Avoid image indexing in robots.txt
People might not want images from their websites to be indexed in online searches for several reasons.
- To protect their intellectual property or copyrighted images from being copied or used without permission
- To reduce the usage of the website (bandwidth) by people finding and using images
- To help protect the privacy of those included in images
I have no problem with images from this blog appearing in search engines but recently wanted to add some protection against usage/indexing for another site.
I did some thinking and research here. Search engines have some help pages for their indexing such as Google, but each each search engines help pages only talk about their own search. In reality you probably want to use User-agent: *
So here are some easy to copy and paste chunks that you could look at using…
If it’s a CMS (like WordPress)
For wordpress, or any CMS, you can probably just disallow the specific directory that your images are stored in.
User-agent: *
Disallow: /wp-content/uploads/
Code language: HTTP (http)
You many need to create a robots.txt file for your site. In some cases you might already have one.
For WordPress there are plugins that allow easy robots.txt editing from within the WordPress settings UI.
All Images?
If your site is a little less organized and you can’t ignore speciifc directories, then you’ll have to take the approach of ignoring file extensions instead.
Looking at the MDN web docs Image file type and format guide this list should cover you in most cases.
User-agent: *
Disallow: /*.apng$
Disallow: /*.avif$
Disallow: /*.gif$
Disallow: /*.jpg$
Disallow: /*.jpeg$
Disallow: /*.png$
Disallow: /*.svg$
Disallow: /*.webp$
Disallow: /*.bmp$
Disallow: /*.ico$
Disallow: /*.tiff$
Code language: HTTP (http)
I’m really not sure what sorts of files search engines choose to index in a more fancy way (probably all of them).

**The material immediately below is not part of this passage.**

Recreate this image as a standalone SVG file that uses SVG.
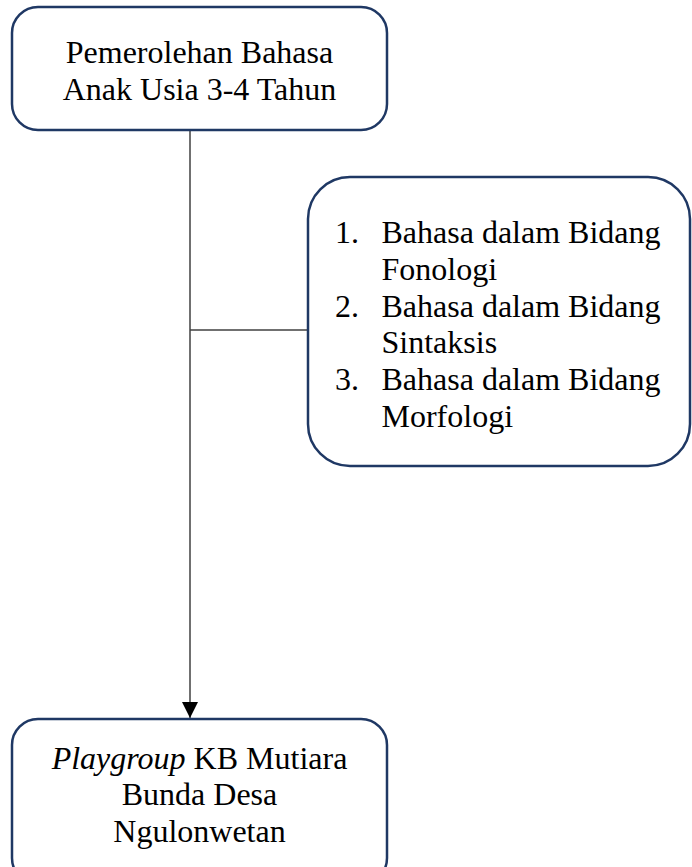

Depending on the files you use you mad need an more exhaustive list. So here are some more you might want to try according to a post that claims to be a “Complete Image File Extension Lists for Developers“
Disallow: /*.ai$
Disallow: /*.arw$
Disallow: /*.cdr$
Disallow: /*.cr2$
Disallow: /*.dib$
Disallow: /*.eps$
Disallow: /*.heif$
Disallow: /*.heic$
Disallow: /*.ind$
Disallow: /*.indd$
Disallow: /*.indt$
Disallow: /*.j2k$
Disallow: /*.jif$
Disallow: /*.jfif$
Disallow: /*.jfi$
Disallow: /*.jp2$
Disallow: /*.jpe$
Disallow: /*.jpf$
Disallow: /*.jpx$
Disallow: /*.jpm$
Disallow: /*.k25$
Disallow: /*.mj2$
Disallow: /*.nrw$
Disallow: /*.pdf$
Disallow: /*.psd$
Disallow: /*.raw$
Disallow: /*.svgz$
Disallow: /*.tga$
Disallow: /*.tif$
Disallow: /*.webp$
Code language: HTTP (http)
NoIndex on the web server
Depending on what exactly you care about:
- Images showing up in search results
- Directories of images being findable on the web
You may also want to look at a NoIndex setting on your webserver.
Apache webservers have .htaccess
files. Create one of these in the directory that you don’t want to be navigable with the following line in it.
IndexIgnore *
If you’re using a different webserver you’ll need to use a different method, but searching for your webserver name and “no index” is probbaly the right way to go!